Тогда грандиозный успех слова о Пушкине показался Достоевскому залогом будущего («залоги всего, если я даже и умру»). Но молния прорезала небо и исчезла, успев прожечь души весьма немногих. «Мне, грешному, его теплые, с души сорвавшиеся, хотя и немного заоблачные мысли очень нравятся»52, — сочувствовал Достоевскому К. К. Романов в споре со своими царственными кузенами. Катков, по свидетельству Леонтьева, отнесся к речи прохладно: заплатил автору за публикацию в «Московских ведомостях» 600 рублей, «но за глаза смеялся, говоря: “какое же это событие?”»53.
«Но, может быть, не забудется это слово мое», — добавлял Ф. М. к своей итоговой дневниковой записи. Однако изречь окончательное слово великой, общей гармонии оказалось задачей непосильной даже для него.
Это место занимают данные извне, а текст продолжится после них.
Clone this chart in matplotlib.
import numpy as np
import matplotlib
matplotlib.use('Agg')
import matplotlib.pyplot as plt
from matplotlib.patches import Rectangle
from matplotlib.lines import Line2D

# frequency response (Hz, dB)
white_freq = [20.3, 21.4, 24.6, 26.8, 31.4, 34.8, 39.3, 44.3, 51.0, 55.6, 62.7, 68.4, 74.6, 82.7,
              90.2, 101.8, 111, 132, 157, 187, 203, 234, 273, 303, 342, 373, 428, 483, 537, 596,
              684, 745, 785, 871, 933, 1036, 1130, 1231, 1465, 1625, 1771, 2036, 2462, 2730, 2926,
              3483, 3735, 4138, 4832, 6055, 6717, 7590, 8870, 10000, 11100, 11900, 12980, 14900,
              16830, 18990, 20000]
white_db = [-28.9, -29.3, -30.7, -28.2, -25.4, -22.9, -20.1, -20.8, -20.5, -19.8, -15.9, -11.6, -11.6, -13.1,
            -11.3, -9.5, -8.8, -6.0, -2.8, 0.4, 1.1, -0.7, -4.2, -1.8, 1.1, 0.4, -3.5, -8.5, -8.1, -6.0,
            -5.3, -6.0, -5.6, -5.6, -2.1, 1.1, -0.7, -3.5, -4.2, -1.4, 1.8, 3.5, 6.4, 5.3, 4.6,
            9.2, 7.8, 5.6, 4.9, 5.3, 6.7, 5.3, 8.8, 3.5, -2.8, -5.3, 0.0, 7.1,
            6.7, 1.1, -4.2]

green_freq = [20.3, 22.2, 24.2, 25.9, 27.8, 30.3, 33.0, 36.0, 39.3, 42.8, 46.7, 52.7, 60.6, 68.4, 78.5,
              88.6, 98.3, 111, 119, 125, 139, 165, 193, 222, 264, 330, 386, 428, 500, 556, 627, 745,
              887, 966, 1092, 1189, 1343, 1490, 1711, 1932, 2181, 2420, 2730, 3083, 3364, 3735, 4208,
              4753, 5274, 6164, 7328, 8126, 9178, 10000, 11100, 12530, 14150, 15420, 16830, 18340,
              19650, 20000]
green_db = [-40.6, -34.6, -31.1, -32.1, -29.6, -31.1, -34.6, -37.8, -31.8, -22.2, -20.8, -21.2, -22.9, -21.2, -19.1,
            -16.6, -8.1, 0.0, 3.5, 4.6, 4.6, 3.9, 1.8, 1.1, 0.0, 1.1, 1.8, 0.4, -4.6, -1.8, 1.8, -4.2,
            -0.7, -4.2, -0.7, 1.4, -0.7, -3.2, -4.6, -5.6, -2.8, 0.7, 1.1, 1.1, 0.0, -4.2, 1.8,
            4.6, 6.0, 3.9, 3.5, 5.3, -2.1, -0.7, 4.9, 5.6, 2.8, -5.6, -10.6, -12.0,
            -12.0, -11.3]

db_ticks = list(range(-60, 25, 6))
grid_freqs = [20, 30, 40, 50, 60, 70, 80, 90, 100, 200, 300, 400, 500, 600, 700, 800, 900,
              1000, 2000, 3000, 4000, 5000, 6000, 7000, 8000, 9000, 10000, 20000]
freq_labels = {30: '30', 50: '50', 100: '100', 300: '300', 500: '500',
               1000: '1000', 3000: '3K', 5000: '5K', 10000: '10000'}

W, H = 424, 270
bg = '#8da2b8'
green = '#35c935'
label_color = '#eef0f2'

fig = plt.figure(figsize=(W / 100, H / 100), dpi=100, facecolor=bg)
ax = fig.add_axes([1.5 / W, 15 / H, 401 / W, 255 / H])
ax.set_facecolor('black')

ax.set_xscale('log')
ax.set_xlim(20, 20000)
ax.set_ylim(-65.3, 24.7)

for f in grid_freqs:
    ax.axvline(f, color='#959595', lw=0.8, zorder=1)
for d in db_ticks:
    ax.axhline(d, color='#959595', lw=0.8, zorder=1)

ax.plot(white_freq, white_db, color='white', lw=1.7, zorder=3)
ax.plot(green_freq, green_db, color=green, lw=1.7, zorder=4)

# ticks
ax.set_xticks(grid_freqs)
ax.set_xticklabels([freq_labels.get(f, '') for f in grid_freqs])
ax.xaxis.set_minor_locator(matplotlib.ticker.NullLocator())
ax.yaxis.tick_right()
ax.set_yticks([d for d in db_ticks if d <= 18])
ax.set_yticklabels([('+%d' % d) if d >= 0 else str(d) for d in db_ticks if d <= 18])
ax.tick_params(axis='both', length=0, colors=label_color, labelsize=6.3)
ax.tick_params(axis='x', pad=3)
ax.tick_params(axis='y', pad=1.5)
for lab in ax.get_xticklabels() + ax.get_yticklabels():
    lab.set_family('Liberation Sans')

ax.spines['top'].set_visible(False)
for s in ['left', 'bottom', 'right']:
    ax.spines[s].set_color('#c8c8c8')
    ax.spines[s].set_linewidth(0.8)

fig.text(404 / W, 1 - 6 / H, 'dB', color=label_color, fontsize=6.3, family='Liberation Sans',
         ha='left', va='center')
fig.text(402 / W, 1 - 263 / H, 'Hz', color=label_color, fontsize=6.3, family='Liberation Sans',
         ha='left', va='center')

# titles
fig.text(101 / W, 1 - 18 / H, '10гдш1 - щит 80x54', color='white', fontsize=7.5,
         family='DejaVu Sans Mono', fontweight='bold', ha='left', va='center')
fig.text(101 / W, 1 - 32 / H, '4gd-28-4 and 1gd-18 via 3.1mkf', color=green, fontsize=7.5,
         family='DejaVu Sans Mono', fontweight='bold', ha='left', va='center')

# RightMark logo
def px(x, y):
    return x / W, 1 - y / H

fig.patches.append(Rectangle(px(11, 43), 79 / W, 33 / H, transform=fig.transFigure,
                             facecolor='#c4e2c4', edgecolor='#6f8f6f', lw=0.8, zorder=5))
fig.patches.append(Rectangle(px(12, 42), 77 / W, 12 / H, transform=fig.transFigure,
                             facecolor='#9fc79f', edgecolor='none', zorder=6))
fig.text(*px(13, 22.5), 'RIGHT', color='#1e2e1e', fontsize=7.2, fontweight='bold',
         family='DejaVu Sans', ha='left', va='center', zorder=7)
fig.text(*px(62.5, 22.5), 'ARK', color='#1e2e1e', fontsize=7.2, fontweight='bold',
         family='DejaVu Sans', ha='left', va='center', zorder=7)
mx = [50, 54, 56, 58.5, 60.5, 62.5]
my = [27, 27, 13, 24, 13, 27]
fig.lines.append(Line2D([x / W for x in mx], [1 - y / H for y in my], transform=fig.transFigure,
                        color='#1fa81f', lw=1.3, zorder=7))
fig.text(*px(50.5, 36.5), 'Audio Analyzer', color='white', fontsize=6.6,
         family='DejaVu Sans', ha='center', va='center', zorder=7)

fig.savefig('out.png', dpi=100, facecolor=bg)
Отрезвленные соотечественники отказались признать такое слово окончательным и согласиться с русской идеей в «примирительной» версии Достоевского.
Русская идея оставалась областью открытых вопросов и неокончательных нравственных решений. Авторитетных мнений не существовало: Леонтьев отверг не только формулу Достоевского — «христианский универсализм» Вл. Соловьева он не принял точно так же, как и пафос «всемирной любви» Достоевского. Книги Соловьева, как и публицистика Достоевского, не одобрялись с двух сторон: либералы ругали их за клерикализм, клерикалы — за либерализм. После Достоевского русские полемисты, занятые поиском русской идеи, в еще большей степени, чем при Достоевском, забудут о чувстве элементарной вежливости. Отсутствие терпимости к мнению «несогласно мыслящих», оскорбительный тон полемики, несовместимый с тем уважением, которое должно иметь место даже и в случае разногласий с оппонентом, будут сводить на нет даже самые глубокие размышления о русской идее.
Вл. Соловьев, обычно умевший прощать обидчиков и не держать зла на критиков, назовет В. В. Розанова Иудушкой Головлевым и найдет у него только «елейно-бесстыдное пустословие»54. Биограф Вл. Соловьева упомянет яростные ругательства, которые допускал Розанов по адресу Вл. Соловьева:
«блудница, бесстыдно потрясающая богословием», «тать, прокравшийся в церковь», «тапер на разбитых клавишах», «слепец, ушедший в букву страницы». Соловьев, со своей стороны, видел в розановщине «сатанизм и разлагающийся труп»55.
Идейные разногласия превращались в брань, которая разъедала самые теплые отношения; тесные дружбы терпели крах и погибали, оборачиваясь жестоким отчуждением. Пристрастие Леонтьева к Соловьеву, влюбленность и почтительное изумление перед «блестящим и сердечно совестливым философом» (так его аттестовал сначала сам Леонтьев) заканчивались прискорбно. За смешение светского прогресса с православием, которое допустил Соловьев в одной из своих статей, Леонтьев, забыв восторженные признания, назовет философа негодяем, его работы — проповедями Сатаны и предложит выслать Соловьева из России («Изгнать, изгнать его из пределов Империи нужно… Употребить все усилия, чтобы Вл. Соловьева выслали навсегда или для публичного покаяния за границу»)56. Впрочем, и Соловьев, снисходительный к индивидуальным слабостям и порокам, в вопросах социальной нравственности «считал нетерпимость обязательной»57.
Вл. Соловьев мечтал о социальной троице — единстве Церкви, государства и общества. «Восстановить на земле этот верный образ Божественной Троицы — вот в чем русская идея»58, — писал философ. Несомненно, это могло бы стать великой строительной задачей для России конца XIX века, где Церковь была оторвана от общества и не имела отдельного от государства голоса; где общество презирало Церковь и ненавидело государство; где государство не имело почти никакого влияния на общество и в Церкви видело всего лишь один из рычагов влияния.